Em Junho já se anunciava a solução

“Com vista a regular a comercialização de produtos que são submetidos a pesagem e/ ou medição para a sua transacção, no mercado moçambicano, o Conselho de Ministros aprovou na sua 16ª sessão ordinária realizada ontem”. Este é o trecho de um artigo publicado no Canal de Moçambique, na sua edição de dois de Julho de 2008, anunciando a boa nova.

Na altura ainda faltava submeter esta Lei à Assembleia da República para a sua apreciação e aprovação. Efectivamente, a medida que entra hoje em vigor no país possui, pela primeira vez em 37 anos, legislação que regula pesos e medidas. “Em Moçambique nunca houve legislação que regulasse as actividades de metrologia, o que lesa os consumidores”, referiu Luís Covane, na altura porta-voz do Governo.

Alfredo Sitoe, director do Instituto Nacional de Normalização e Qualidade (INNOQ), apontou, a título de exemplo, que aquela instituição possui 441 normas técnicas e serviços de certificação em sistemas de gestão, para além de serviços de verificação e calibração nas áreas dimensional, eléctrica, massa, pressão, temperatura e volume.

Sitoe reconheceu, porém, que o enraizamento da cultura metrológica não é tarefa fácil, pois requer acções duradouras de longo prazo e depende não apenas de treinamento especializado, mas de uma ampla difusão dos valores da qualidade em toda a sociedade.

Enquanto isso, o vice-presidente da Confederação das Associações Económicas de Moçambique (CTA), Quessanias Matsombe, entende que para Moçambique se tornar numa economia competitiva é necessário que o país cultive as boas práticas de metrologia, incutindo na comunidade empresarial a cultura de qualidade e cumprimento da lei de metrologia em vigor no país.

Em suma: os dados estão lançados e só o tempo dirá se, volvidos 37 anos, o cidadão comum deixará de ser roubado no peso.

A representante da União Europeia em Moçambique

Myriam Sekkat, deplorou a “falta de cultura de qualidade da maioria dos produtos alimentares moçambicanos”, instando, de seguida, a todos os empresários moçambicanos a inverterem a situação.

“A qualidade é a chave para promover e acrescentar valor nas vendas tanto dentro como fora do país”, explicou Sekkat, na cerimónia de atribuição do Certificado Internacional de Acreditação ao Laboratório de Metrologia de Moçambique, pelo Instituto Português de Acreditação (IPAC).

Falando na cerimónia, Ricardo Velho, do IPAC, que procedeu à entrega formal do referido certificado, disse que com o mesmo Moçambique vai deixar de recorrer ao exterior para realizar testes finais da qualidade dos ensaios laboratoriais de produtos moçambicanos.

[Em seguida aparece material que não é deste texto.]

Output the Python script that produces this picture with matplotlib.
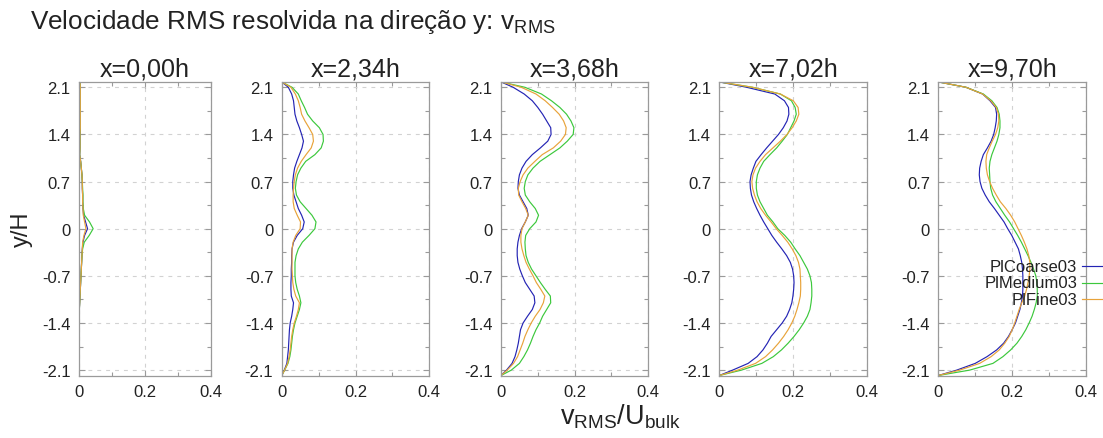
import matplotlib
matplotlib.use("Agg")
import matplotlib.pyplot as plt
from matplotlib.lines import Line2D
from matplotlib.ticker import FixedLocator, FixedFormatter

plt.rcParams["font.family"] = ["Liberation Sans", "DejaVu Sans"]
plt.rcParams["mathtext.fontset"] = "custom"
plt.rcParams["mathtext.rm"] = "Liberation Sans"
plt.rcParams["mathtext.it"] = "Liberation Sans"

# ---------------------------------------------------------------- data
Y = [2.18, 2.1, 2.0, 1.9, 1.8, 1.7, 1.6, 1.5, 1.4, 1.3, 1.2, 1.1, 1.0,
     0.9, 0.8, 0.7, 0.6, 0.5, 0.4, 0.3, 0.2, 0.1, 0.0, -0.1, -0.2, -0.3,
     -0.4, -0.5, -0.6, -0.7, -0.8, -0.9, -1.0, -1.1, -1.2, -1.3, -1.4,
     -1.5, -1.6, -1.7, -1.8, -1.9, -2.0, -2.1, -2.18]

STATIONS = ["x=0,00h", "x=2,34h", "x=3,68h", "x=7,02h", "x=9,70h"]
CASES = ["PlCoarse03", "PlMedium03", "PlFine03"]

# x = 0.00h
X000_COARSE = [0.003, 0.004, 0.004, 0.004, 0.004, 0.004, 0.004, 0.004, 0.003,
               0.003, 0.003, 0.002, 0.005, 0.007, 0.009, 0.010, 0.010, 0.011,
               0.011, 0.012, 0.014, 0.020, 0.026, 0.017, 0.012, 0.010, 0.009,
               0.008, 0.007, 0.006, 0.005, 0.004, 0.003, 0.002, 0.001, 0.001,
               0.001, 0.001, 0.001, 0.001, 0.001, 0.001, 0.001, 0.001, 0.001]
X000_MEDIUM = [0.003, 0.004, 0.004, 0.004, 0.004, 0.004, 0.004, 0.004, 0.003,
               0.003, 0.003, 0.002, 0.005, 0.007, 0.009, 0.010, 0.011, 0.012,
               0.012, 0.013, 0.017, 0.032, 0.043, 0.031, 0.016, 0.011, 0.009,
               0.008, 0.007, 0.006, 0.005, 0.004, 0.003, 0.002, 0.001, 0.001,
               0.001, 0.001, 0.001, 0.001, 0.001, 0.001, 0.001, 0.001, 0.001]
X000_FINE = [0.003, 0.004, 0.004, 0.004, 0.004, 0.004, 0.004, 0.004, 0.003,
             0.003, 0.003, 0.002, 0.005, 0.007, 0.009, 0.010, 0.010, 0.011,
             0.011, 0.012, 0.013, 0.017, 0.021, 0.015, 0.011, 0.010, 0.009,
             0.008, 0.007, 0.006, 0.005, 0.004, 0.003, 0.002, 0.001, 0.001,
             0.001, 0.001, 0.001, 0.001, 0.001, 0.001, 0.001, 0.001, 0.001]

# x = 2.34h
X234_COARSE = [0.0, 0.018, 0.027, 0.032, 0.034, 0.036, 0.041, 0.048, 0.054,
               0.059, 0.055, 0.048, 0.041, 0.035, 0.032, 0.030, 0.030, 0.033,
               0.039, 0.045, 0.054, 0.061, 0.057, 0.042, 0.032, 0.028, 0.027,
               0.027, 0.026, 0.026, 0.025, 0.025, 0.026, 0.032, 0.030, 0.027,
               0.023, 0.021, 0.020, 0.019, 0.018, 0.016, 0.014, 0.007, 0.0]
X234_MEDIUM = [0.0, 0.028, 0.045, 0.053, 0.062, 0.070, 0.084, 0.102, 0.112,
               0.113, 0.107, 0.090, 0.065, 0.052, 0.043, 0.039, 0.037, 0.040,
               0.050, 0.066, 0.082, 0.093, 0.090, 0.074, 0.056, 0.045, 0.039,
               0.036, 0.036, 0.036, 0.038, 0.042, 0.048, 0.052, 0.048, 0.042,
               0.036, 0.032, 0.029, 0.027, 0.025, 0.022, 0.017, 0.008, 0.0]
X234_FINE = [0.0, 0.025, 0.037, 0.045, 0.050, 0.054, 0.063, 0.074, 0.084,
             0.086, 0.080, 0.066, 0.053, 0.043, 0.037, 0.034, 0.032, 0.031,
             0.031, 0.034, 0.042, 0.051, 0.050, 0.038, 0.031, 0.028, 0.028,
             0.028, 0.028, 0.029, 0.030, 0.033, 0.038, 0.048, 0.045, 0.040,
             0.034, 0.030, 0.027, 0.025, 0.023, 0.020, 0.016, 0.008, 0.0]

# x = 3.68h
X368_COARSE = [0.0, 0.033, 0.063, 0.085, 0.100, 0.113, 0.124, 0.135, 0.136,
               0.127, 0.107, 0.085, 0.068, 0.057, 0.050, 0.047, 0.046, 0.050,
               0.060, 0.070, 0.074, 0.066, 0.056, 0.050, 0.046, 0.044, 0.044,
               0.046, 0.051, 0.058, 0.066, 0.078, 0.090, 0.092, 0.085, 0.072,
               0.060, 0.053, 0.050, 0.047, 0.043, 0.038, 0.030, 0.015, 0.0]
X368_MEDIUM = [0.0, 0.065, 0.110, 0.137, 0.160, 0.178, 0.190, 0.198, 0.196,
               0.180, 0.160, 0.133, 0.106, 0.087, 0.073, 0.066, 0.063, 0.066,
               0.078, 0.093, 0.102, 0.095, 0.078, 0.067, 0.065, 0.066, 0.068,
               0.074, 0.083, 0.095, 0.107, 0.120, 0.134, 0.135, 0.124, 0.113,
               0.105, 0.095, 0.087, 0.080, 0.072, 0.062, 0.050, 0.028, 0.0]
X368_FINE = [0.0, 0.055, 0.095, 0.120, 0.140, 0.158, 0.170, 0.177, 0.175,
             0.162, 0.142, 0.112, 0.092, 0.073, 0.060, 0.052, 0.047, 0.048,
             0.057, 0.067, 0.074, 0.066, 0.057, 0.054, 0.054, 0.057, 0.062,
             0.068, 0.077, 0.087, 0.096, 0.108, 0.119, 0.115, 0.106, 0.093,
             0.082, 0.073, 0.065, 0.059, 0.052, 0.045, 0.034, 0.017, 0.0]

# x = 7.02h
X702_COARSE = [0.0, 0.074, 0.150, 0.176, 0.187, 0.188, 0.183, 0.173, 0.160,
               0.144, 0.128, 0.113, 0.099, 0.092, 0.086, 0.083, 0.084, 0.087,
               0.093, 0.101, 0.110, 0.120, 0.131, 0.142, 0.155, 0.169, 0.182,
               0.192, 0.198, 0.201, 0.202, 0.201, 0.199, 0.196, 0.190, 0.182,
               0.170, 0.155, 0.140, 0.130, 0.118, 0.102, 0.078, 0.036, 0.0]
X702_MEDIUM = [0.0, 0.090, 0.165, 0.195, 0.205, 0.208, 0.202, 0.193, 0.184,
               0.170, 0.155, 0.137, 0.120, 0.110, 0.103, 0.100, 0.100, 0.103,
               0.110, 0.120, 0.130, 0.145, 0.158, 0.177, 0.193, 0.205, 0.218,
               0.228, 0.238, 0.245, 0.249, 0.250, 0.250, 0.248, 0.245, 0.238,
               0.228, 0.216, 0.202, 0.186, 0.168, 0.146, 0.115, 0.060, 0.0]
X702_FINE = [0.0, 0.090, 0.165, 0.200, 0.213, 0.215, 0.208, 0.197, 0.183,
             0.165, 0.145, 0.125, 0.110, 0.098, 0.091, 0.088, 0.090, 0.095,
             0.102, 0.112, 0.125, 0.140, 0.154, 0.170, 0.185, 0.197, 0.207,
             0.214, 0.218, 0.219, 0.220, 0.220, 0.219, 0.215, 0.210, 0.204,
             0.196, 0.186, 0.174, 0.160, 0.144, 0.125, 0.098, 0.050, 0.0]

# x = 9.70h
X970_COARSE = [0.0, 0.075, 0.120, 0.140, 0.155, 0.158, 0.157, 0.154, 0.150,
               0.143, 0.133, 0.122, 0.116, 0.112, 0.111, 0.113, 0.118, 0.127,
               0.138, 0.152, 0.165, 0.178, 0.188, 0.199, 0.208, 0.217, 0.222,
               0.226, 0.228, 0.229, 0.229, 0.229, 0.228, 0.225, 0.221, 0.215,
               0.209, 0.200, 0.190, 0.177, 0.158, 0.132, 0.100, 0.050, 0.0]
X970_MEDIUM = [0.0, 0.075, 0.122, 0.145, 0.159, 0.165, 0.167, 0.167, 0.164,
               0.159, 0.152, 0.145, 0.140, 0.138, 0.139, 0.140, 0.142, 0.147,
               0.156, 0.168, 0.180, 0.193, 0.204, 0.215, 0.225, 0.234, 0.243,
               0.251, 0.258, 0.264, 0.267, 0.268, 0.268, 0.265, 0.260, 0.254,
               0.246, 0.237, 0.226, 0.213, 0.196, 0.175, 0.148, 0.085, 0.0]
X970_FINE = [0.0, 0.075, 0.120, 0.142, 0.157, 0.163, 0.164, 0.161, 0.155,
             0.146, 0.138, 0.131, 0.129, 0.130, 0.133, 0.139, 0.147, 0.157,
             0.168, 0.183, 0.196, 0.207, 0.216, 0.225, 0.233, 0.240, 0.245,
             0.248, 0.248, 0.246, 0.243, 0.239, 0.234, 0.226, 0.219, 0.213,
             0.207, 0.200, 0.192, 0.180, 0.165, 0.143, 0.112, 0.058, 0.0]

PROFILES = [
    (X000_COARSE, X000_MEDIUM, X000_FINE),
    (X234_COARSE, X234_MEDIUM, X234_FINE),
    (X368_COARSE, X368_MEDIUM, X368_FINE),
    (X702_COARSE, X702_MEDIUM, X702_FINE),
    (X970_COARSE, X970_MEDIUM, X970_FINE),
]

Y_TICKS = [-2.1, -1.4, -0.7, 0.0, 0.7, 1.4, 2.1]
Y_TICK_LABELS = ["-2.1", "-1.4", "-0.7", "0", "0.7", "1.4", "2.1"]
X_TICKS = [0.0, 0.2, 0.4]
X_TICK_LABELS = ["0", "0.2", "0.4"]

# ---------------------------------------------------------------- style
COLORS = ["#2424b4", "#3cc83c", "#e8a33a"]
W, H = 1103, 439
# panel extents in pixels: (left, right)
PANELS_PX = [(79, 210.7), (281.7, 429.3), (501, 648.3), (719.3, 867.3), (938.3, 1086)]
TOP_PX, BOT_PX = 82.7, 376.7
SPINE = "#9a9a9a"
GRID = "#d2d2d2"
TEXT = "#222222"

fig = plt.figure(figsize=(W / 100, H / 100), dpi=100)

axes = []
for i, (l, r) in enumerate(PANELS_PX):
    ax = fig.add_axes([l / W, 1 - BOT_PX / H, (r - l) / W, (BOT_PX - TOP_PX) / H])
    for series, color in zip(PROFILES[i], COLORS):
        ax.plot(series, Y, color=color, lw=0.85)
    ax.set_xlim(0, 0.4)
    ax.set_ylim(-2.183, 2.183)

    ax.xaxis.set_major_locator(FixedLocator(X_TICKS))
    ax.xaxis.set_major_formatter(FixedFormatter(X_TICK_LABELS))
    ax.xaxis.set_minor_locator(FixedLocator([0.1, 0.3]))
    ax.yaxis.set_major_locator(FixedLocator(Y_TICKS))
    ax.yaxis.set_major_formatter(FixedFormatter(Y_TICK_LABELS))
    ax.yaxis.set_minor_locator(FixedLocator([-1.75, -1.05, -0.35, 0.35, 1.05, 1.75]))

    ax.tick_params(which="both", direction="in", top=True, right=True,
                   color=SPINE, labelsize=12, labelcolor=TEXT, width=0.8)
    ax.tick_params(which="major", length=4.5)
    ax.tick_params(which="minor", length=3)
    ax.tick_params(axis="y", pad=6)
    ax.tick_params(axis="x", pad=6)
    ax.grid(True, which="major", color=GRID, ls=(0, (3.5, 4.5)), lw=0.8)
    for s in ax.spines.values():
        s.set_color(SPINE)
        s.set_linewidth(0.9)

    cx = (l + r) / 2 / W
    fig.text(cx, 1 - 77 / H, STATIONS[i], ha="center", va="baseline",
             fontsize=18, color=TEXT)
    axes.append(ax)

# titles and axis labels
fig.text(30 / W, 1 - 29 / H, r"Velocidade RMS resolvida na direção y: $\mathregular{v_{RMS}}$",
         ha="left", va="baseline", fontsize=18.8, color=TEXT)
fig.text(22 / W, 1 - 229.7 / H, "y/H", rotation=90, ha="center", va="center",
         fontsize=17, color=TEXT)
fig.text(620 / W, 1 - 417 / H, r"$\mathregular{v_{RMS}/U_{bulk}}$", ha="center",
         va="center", fontsize=19.5, color=TEXT)

# case key, drawn at the right edge of the last panel
for k, (name, color) in enumerate(zip(CASES, COLORS)):
    yy = 1 - (267.3 + 16.5 * k) / H
    fig.text(1077 / W, yy, name, ha="right", va="center", fontsize=12, color=TEXT)
    fig.add_artist(Line2D([1082 / W, 1103 / W], [yy, yy], color=color, lw=0.85))

fig.savefig("out.png", dpi=100)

O certificado atribuído àquela instituição estatal moçambicana é para as áreas de medição de massa e temperatura de produtos.

“É um passo gigantesco e esperamos que mais laboratórios moçambicanos consigam este feito memorável”, salientou o representante do Instituto Português de Acreditação, destacando que o país vai poupar recursos que eram despendidos com a realização de testes finais e de ensaios laboratoriais fora do país.

Doação da UE

Entretanto, a União Europeia doou a Moçambique cerca de 5,5 milhões de euros para apoiar pequenas e médias empresas moçambicanas a apostarem na qualidade dos seus produtos observando padrões internacionais em uso.

De referir, entretanto, que está em processo de acreditação internacional o Laboratório de Higiene e Alimentos, numa acção que conta com o apoio da União Europeia e Organização das Nações Unidas para o Desenvolvimento Industrial (ONUDI), segundo o Instituto Nacional de Normalização e Qualidade (INNOQ) do Ministério moçambicano da Indústria e Comércio (MIC).